On behalf of Pisa’s water supply company Acque S.p.A., researchers at the Fraunhofer Institute for Silicon Technology ISIT in Itzehoe and their Italian colleagues at Sensordynamics have developed a cost-efficient alternative: silicon-based sensors. These only cost around five percent of the average price of their high-end counterparts. The new probes function according to the same principle as mass air flow sensors, which have been used for some time to measure the air intake in car engines. “Now we are able to use these sensors in liquids for the first time,” says ISIT project manager Dr. Peter Lange.
At the heart of the sensor are two heating wires, which are mounted one behind the other on a thin membrane.
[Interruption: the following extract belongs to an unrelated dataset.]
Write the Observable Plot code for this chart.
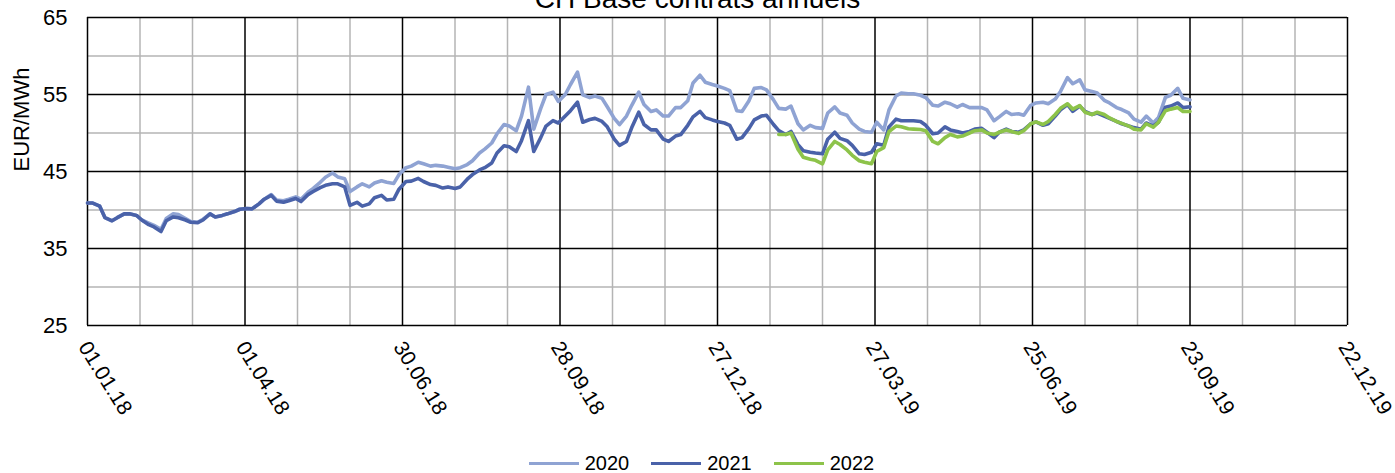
<!DOCTYPE html>
<html><head><meta charset="utf-8">
<script src="https://cdn.jsdelivr.net/npm/d3@7"></script>
<script src="https://cdn.jsdelivr.net/npm/@observablehq/plot@0.6"></script>
<style>
body{margin:0;background:#fff;font-family:Arial,"Liberation Sans",sans-serif;}
#wrap{position:relative;width:1395px;height:473px;overflow:hidden;background:#fff;}
#title{position:absolute;left:0;top:-15px;width:1395px;text-align:center;font-size:28px;line-height:28px;color:#000;}
#chart{position:absolute;left:0;top:0;}
#legend{position:absolute;left:4px;top:452px;width:1395px;display:flex;justify-content:center;align-items:center;font-size:20px;color:#000;}
.item{display:flex;align-items:center;margin:0 11px;}
.sw{width:50px;height:3.5px;margin-right:6px;}
</style>
</head><body>
<div id="wrap">
<div id="chart"></div>
<div id="title">CH Base contrats annuels</div>
<div id="legend"></div>
</div>
<script>
const seriesNames = ["2020", "2021", "2022"];
const seriesColors = ["#8fa3d3", "#4a62a9", "#8dc34a"];

const dates = [
"2018-01-01","2018-01-04","2018-01-08","2018-01-11","2018-01-15","2018-01-18","2018-01-22","2018-01-25","2018-01-29","2018-02-01",
"2018-02-05","2018-02-08","2018-02-12","2018-02-15","2018-02-19","2018-02-22","2018-02-26","2018-03-01",
"2018-03-05","2018-03-08","2018-03-12","2018-03-15","2018-03-19","2018-03-22","2018-03-26","2018-03-29",
"2018-04-02","2018-04-05","2018-04-09","2018-04-12","2018-04-16","2018-04-19","2018-04-23","2018-04-26","2018-04-30","2018-05-03",
"2018-05-07","2018-05-10","2018-05-14","2018-05-17","2018-05-21","2018-05-24","2018-05-28","2018-05-31",
"2018-06-04","2018-06-07","2018-06-11","2018-06-14","2018-06-18","2018-06-21","2018-06-25","2018-06-28",
"2018-07-02","2018-07-05","2018-07-09","2018-07-12","2018-07-16","2018-07-19","2018-07-23","2018-07-26","2018-07-30","2018-08-02",
"2018-08-06","2018-08-09","2018-08-13","2018-08-16","2018-08-20","2018-08-23","2018-08-27","2018-08-30",
"2018-09-03","2018-09-06","2018-09-10","2018-09-13","2018-09-17","2018-09-20","2018-09-24","2018-09-27",
"2018-10-01","2018-10-04","2018-10-08","2018-10-11","2018-10-15","2018-10-18","2018-10-22","2018-10-25","2018-10-29","2018-11-01",
"2018-11-05","2018-11-08","2018-11-12","2018-11-15","2018-11-19","2018-11-22","2018-11-26","2018-11-29",
"2018-12-03","2018-12-06","2018-12-10","2018-12-13","2018-12-17","2018-12-20","2018-12-24","2018-12-27","2018-12-31",
"2019-01-03","2019-01-07","2019-01-10","2019-01-14","2019-01-17","2019-01-21","2019-01-24","2019-01-28","2019-01-31",
"2019-02-04","2019-02-07","2019-02-11","2019-02-14","2019-02-18","2019-02-21","2019-02-25","2019-02-28",
"2019-03-04","2019-03-07","2019-03-11","2019-03-14","2019-03-18","2019-03-21","2019-03-25","2019-03-28",
"2019-04-01","2019-04-04","2019-04-08","2019-04-11","2019-04-15","2019-04-18","2019-04-22","2019-04-25","2019-04-29","2019-05-02",
"2019-05-06","2019-05-09","2019-05-13","2019-05-16","2019-05-20","2019-05-23","2019-05-27","2019-05-30",
"2019-06-03","2019-06-06","2019-06-10","2019-06-13","2019-06-17","2019-06-20","2019-06-24","2019-06-27",
"2019-07-01","2019-07-04","2019-07-08","2019-07-11","2019-07-15","2019-07-18","2019-07-22","2019-07-25","2019-07-29","2019-08-01",
"2019-08-05","2019-08-08","2019-08-12","2019-08-15","2019-08-19","2019-08-22","2019-08-26","2019-08-29",
"2019-09-02","2019-09-05","2019-09-09","2019-09-12","2019-09-16","2019-09-19","2019-09-23"
];

const values2020 = [
40.9,40.9, 40.5,39.0, 38.6,39.0, 39.5,39.5, 39.3,38.7,
38.3,38.0, 37.5,38.9, 39.5,39.4, 38.9,38.5,
38.4,38.8, 39.5,39.1, 39.3,39.5, 39.8,40.1,
40.2,40.15, 40.8,41.4, 42.0,41.3, 41.2,41.4, 41.7,41.4,
42.3,42.8, 43.6,44.26, 44.8,44.3, 44.05,42.4,
43.0,43.4, 43.0,43.5, 43.8,43.6, 43.45,44.6,
45.5,45.7, 46.2,46.0, 45.7,45.8, 45.7,45.55, 45.35,45.5,
45.9,46.4, 47.4,47.9, 48.7,49.9, 51.1,50.9,
50.3,52.2, 55.95,50.5, 53.2,55.0, 55.3,54.1,
55.0,56.3, 57.9,54.95, 54.6,54.8, 54.5,53.4, 51.9,51.1,
52.2,53.6, 55.3,53.7, 52.8,53.0, 52.2,52.2,
53.3,53.3, 54.2,56.5, 57.5,56.6, 56.3,56.1, 55.8,
55.5, 52.9,52.8, 54.2,55.8, 55.9,55.6, 54.3,53.2,
53.1,53.5, 51.2,50.4, 51.0,50.7, 50.6,52.6,
53.4,52.6, 52.3,51.3, 50.5,50.2, 50.1,51.4,
50.4,53.0, 54.8,55.2, 55.1,55.1, 54.9,54.6, 53.6,53.5,
54.0,53.8, 53.35,53.7, 53.3,53.3, 53.3,53.0,
51.6,52.1, 52.8,52.4, 52.5,52.3, 53.6,53.9,
54.0,53.8, 54.4,55.4, 57.2,56.4, 56.9,55.6, 55.4,55.2,
54.25,53.9, 53.3,53.05, 52.6,51.8, 51.4,52.2,
51.3,52.0, 54.65,54.9, 55.8,54.5, 54.3
];

const values2021 = [
40.9,40.9, 40.5,39.0, 38.6,39.0, 39.5,39.5, 39.3,38.7,
38.1,37.8, 37.2,38.6, 39.1,39.0, 38.7,38.4,
38.35,38.7, 39.5,39.1, 39.3,39.5, 39.8,40.1,
40.2,40.15, 40.8,41.4, 41.9,41.15, 41.0,41.2, 41.5,41.1,
42.0,42.4, 42.9,43.2, 43.4,43.4, 43.0,40.6,
41.0,40.5, 40.8,41.6, 41.9,41.3, 41.4,42.7,
43.7,43.75, 44.1,43.7, 43.3,43.2, 42.85,43.0, 42.8,43.0,
44.0,44.6, 45.2,45.5, 46.1,47.4, 48.35,48.2,
47.6,49.0, 51.6,47.6, 49.4,50.9, 51.6,51.3,
52.2,52.9, 54.0,51.4, 51.75,51.9, 51.5,50.8, 49.2,48.4,
48.9,50.7, 52.7,51.1, 50.4,50.4, 49.2,48.9,
49.6,49.8, 51.0,52.1, 52.8,52.0, 51.7,51.5, 51.3,
51.0, 49.2,49.4, 50.6,51.7, 52.2,52.3, 51.1,50.3,
49.8,50.2, 48.5,47.7, 47.5,47.4, 47.3,49.2,
50.1,49.3, 49.0,48.4, 47.3,47.2, 47.5,48.6,
48.4,50.8, 51.8,51.6, 51.6,51.6, 51.5,51.0, 49.9,50.0,
50.8,50.4, 50.2,50.0, 50.2,50.5, 50.6,50.1,
49.4,50.1, 50.5,50.2, 50.1,50.4, 51.2,51.45,
51.0,51.2, 52.2,53.0, 53.7,52.8, 53.5,52.8, 52.4,52.6,
52.2,51.9, 51.5,51.2, 50.9,50.7, 50.5,51.3,
50.9,51.4, 53.35,53.5, 53.9,53.3, 53.4
];

const start2022 = "2019-01-31";
const values2022 = [
49.8,
49.8,50.0, 47.9,46.85, 46.6,46.45, 46.0,47.8,
48.9,48.5, 47.8,47.1, 46.4,46.2, 46.0,47.6,
48.1,50.2, 50.9,50.8, 50.55,50.5, 50.45,50.3, 48.9,48.6,
49.4,49.8, 49.5,49.6, 50.0,50.3, 50.4,50.0,
49.8,50.1, 50.4,50.2, 49.95,50.3, 51.2,51.45,
51.1,51.5, 52.4,53.2, 53.8,53.1, 53.55,52.7, 52.4,52.7,
52.4,51.95, 51.5,51.25, 50.9,50.5, 50.4,51.2,
50.75,51.4, 52.9,53.1, 53.3,52.8, 52.8
];

const xDomain = ["2018-01-01", "2019-12-22"];
const majorXTicks = ["2018-01-01","2018-04-01","2018-06-30","2018-09-28","2018-12-27","2019-03-27","2019-06-25","2019-09-23","2019-12-22"];
const majorYTicks = [25, 35, 45, 55, 65];
const minorYTicks = [30, 40, 50, 60];
const yLabel = "EUR/MWh";

const parse = d3.utcParse("%Y-%m-%d");
const D = dates.map(parse);
const i22 = dates.indexOf(start2022);
const rows = [
  ...values2020.map((v, i) => ({date: D[i], value: v, s: "2020"})),
  ...values2021.map((v, i) => ({date: D[i], value: v, s: "2021"})),
  ...values2022.map((v, i) => ({date: D[i22 + i], value: v, s: "2022"}))
];
const x0 = parse(xDomain[0]), x1 = parse(xDomain[1]);
const majorX = majorXTicks.map(parse);
const minorX = d3.range(0, 721, 30).filter(d => d % 90 !== 0).map(d => d3.utcDay.offset(x0, d));

const chart = Plot.plot({
  width: 1395, height: 448,
  marginLeft: 87, marginRight: 48, marginTop: 17, marginBottom: 123,
  style: {fontFamily: "Arial, 'Liberation Sans', sans-serif", fontSize: "22px", color: "#000", background: "#fff", overflow: "visible"},
  x: {type: "utc", domain: [x0, x1]},
  y: {domain: [25, 65]},
  color: {domain: seriesNames, range: seriesColors},
  marks: [
    Plot.ruleY(minorYTicks, {stroke: "#b4b4b4", strokeWidth: 1.5}),
    Plot.ruleX(minorX, {stroke: "#b4b4b4", strokeWidth: 1.5}),
    Plot.ruleY(majorYTicks, {stroke: "#000", strokeWidth: 1.5}),
    Plot.ruleX(majorX, {stroke: "#000", strokeWidth: 1.5}),
    Plot.line(rows, {x: "date", y: "value", z: "s", stroke: "s", strokeWidth: 3.6, strokeLinejoin: "round", strokeLinecap: "round"}),
    Plot.axisY({ticks: majorYTicks, tickSize: 0, tickPadding: 20, label: null, fontSize: 22}),
    Plot.axisX({ticks: majorX, tickFormat: d3.utcFormat("%d.%m.%y"), tickRotate: 58, tickSize: 0, tickPadding: 18, dx: -4, label: null, fontSize: 21}),
    Plot.text([yLabel], {frameAnchor: "left", dx: -66, rotate: -90, fontSize: 22, text: d => d})
  ]
});
document.getElementById("chart").appendChild(chart);

const legend = d3.select("#legend");
seriesNames.forEach((n, i) => {
  const it = legend.append("div").attr("class", "item");
  it.append("div").attr("class", "sw").style("background", seriesColors[i]);
  it.append("span").text(n);
});
</script>
</body></html>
An electric current flowing through the wires heats them to a constant temperature. When cold water flows past them, the front wire gives off more heat into the water than the rear one, which is in its slipstream. Accordingly, a higher current has to flow through the front wire in order to keep the temperature constant. On the basis of this difference in electrical current, it is possible to determine the speed and volume of the water traveling through the pipes.
The special feature of this sensor is that it operates in pulse mode. The wires are not heated constantly, but only for about three seconds per minute, which means that they are cold most of the time. This helps to reduce lime deposits and air bubbles, which could otherwise distort the measurements. Another advantage of pulsed operation is that it saves energy, and the batteries last much longer. The first tests were successful: The sensors survived for three months under water without suffering any damage. For further tests, the researchers integrated 70 prototypes into Pisa’s water pipes just a few weeks ago. There, they must withstand the flow for several months at full operation, measuring how much water is traveling through the supply pipes and where it is lost. “The data can be retrieved by mobile phone or radio,” says Lange. If the tests are successful, it is perfectly conceivable that the sensors will be produced at a rate of 50,000 to 500,000 per year.